In light of the recent flip of Justin Scott and the subsequent gnashing of teeth and screaming of "Just pay the kid!" I wanted to take a stab at explaining why that is an unreasonable take. I want to preface this with a statement that I have no idea what OSU's NIL strategy actually is, nor do I 100% know what other schools are doing, but from everything that has been said about NIL over the past several years, there appears to be two distinctly different NIL strategies in play for different schools across the nation:
1) Spread the wealth - recruit a class that still strikes on quality, but focuses more on the quantity of quality recruits, rather than spending big on just a handful of big play-makers.
2) Spend for the top end - recruit a class of mostly mid and sub-mid players, but be willing to go above-and-beyond for the top 3-6 players in your class and substantially out-spend your competitors.
While thinking about these two strategies, it is important to realize that no school, Ohio State included, is just sitting on an endless supply of Scrooge McDuck money. And schools are not allowed to take school funds and direct them to prospective athletes (so the size of an athletic budget DOES NOT MATTER). Any money that is being funneled to recruits is coming from boosters and collectives. It may come out eventually that some schools are playing fast and loose with that rule, but let's assume for a moment that this rule is actually being followed, or at least being followed by Ohio State in particular.
A common point of consternation amongst our fans right now seems to be coming from two facts: We have the largest fan/alumni base in the nation, and a statement was made in the spring about how OSU was not going to be out-NIL'd by anyone this year, and yet, we keep seeing things like yesterday happen. So why? Are we being lied to? I don't particularly think so, and here's why:
Yes, OSU has a huge alumni base with multiple wealthy donors and, as such, we have a correspondingly large NIL fund - perhaps one of the largest in the country - hence the statement about how we wouldn't be out-NIL'd this year. But, in hindsight, I believe that statement should be revised to read that we won't be out-NIL'd by anyone within reason. The primary reason for this is due to our approach, which appears to fall firmly under strategy 1 - spread the wealth.

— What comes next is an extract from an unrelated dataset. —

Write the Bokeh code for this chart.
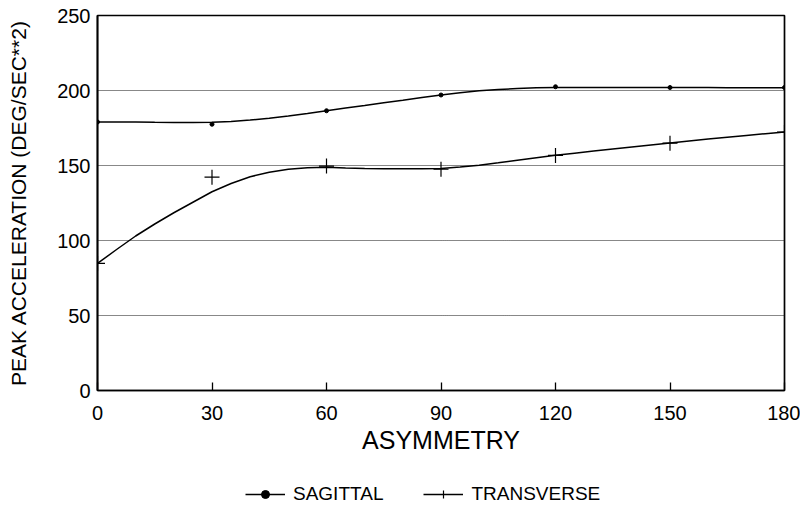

Let's hypothetically say that Ohio State has an NIL fund of $7 million and the football staff has to plan on budgeting that amount for approx 25 recruits each year. Our staff also seems to want to take a quantity over pure quality approach, as shown by the fact that we routinely are in the top three schools in the number of blue-chip recruits we bring in. So using this year as an example, our staff needs to plan on dividing those funds between 3-6 five-star players, a dozen or so additional four-star recruits, and a handful of three-star developmental players. That might break down to approx $400-$500k for each five-star, $200-$300k for each four-star, and <$100k for your three-star guys. Those are really good paydays (and why we may have been Dylan Stewart's top offer, as well as Justin Scott's top offer at the time)! But with 5 five-stars (and a budget for Seaton), 14 four-stars, and 4 three-stars, that $7 mil budget goes fast! Sure, you can save some money here or there on an Ohio recruit who loves the idea of playing for OSU, but you may also have to overpay to steal a fast-rising guy like Leroy Roker from Iowa, a Carlon Jones from Nebraska, or a Lincoln Keinholz from Washington.
On the flip-side, let's imagine that Miami has an NIL budget of $5 mil, but falls firmly under recruiting strategy #2. Miami has a smaller budget, but for their 27 recruits, 16 of them are of the three-star variety and would be a bottom-four player in our 24-man class. Let's assume Miami is giving these guys pennies (<$50k). If Miami pays market value for 6 of their 11 blue-chippers ($200-300K), they can afford to go absolutely bananas for their top 5. So when Miami decides to pay Marquise Lightfoot five-star+ money, or $800-$900k for Justin Scott, it's not necessarily possible for Ohio State to just match. Those funds have already been accounted for. So unless they can go back to a booster and say "Hey, we need another $300-$400k to match this offer for Scott. Oh, and then we also need a $200-$300k raise for our other five-stars as well, so they don't feel jealous." It just isn't reasonable to "match".
This is the same for other schools as well. Oregon has a single five-star in their class in addition to the fact that they aren't exactly poor on the NIL front, so they can afford to pay him, as well as several of their top four-star recruits, above market value. The same thing can be said for Auburn and Tennessee. These are teams with fewer blue-chip recruits (sometimes substantially fewer). Auburn has exactly 6 recruits rated higher than a 90 on 247. That's half as many as us, and a third as many as Georgia. So if they want to pay like crazy for their top end, they 1) can afford to do that, even with a smaller overall budget, and 2) they can use that to steal players from the Ohio State's, Georgia's, and Alabama's of the world who are spread much thinner.
While I agree with many posters, that Ohio State should be willing, at times, to bend on their budget for certain must-get players at premium positions (Seaton, Smith, top-flight DE's and QB's), I just don't think it is realistic to do this all the time or for every player who might end up getting poached from us. (But feel free to tell me how wrong I am in the comments!)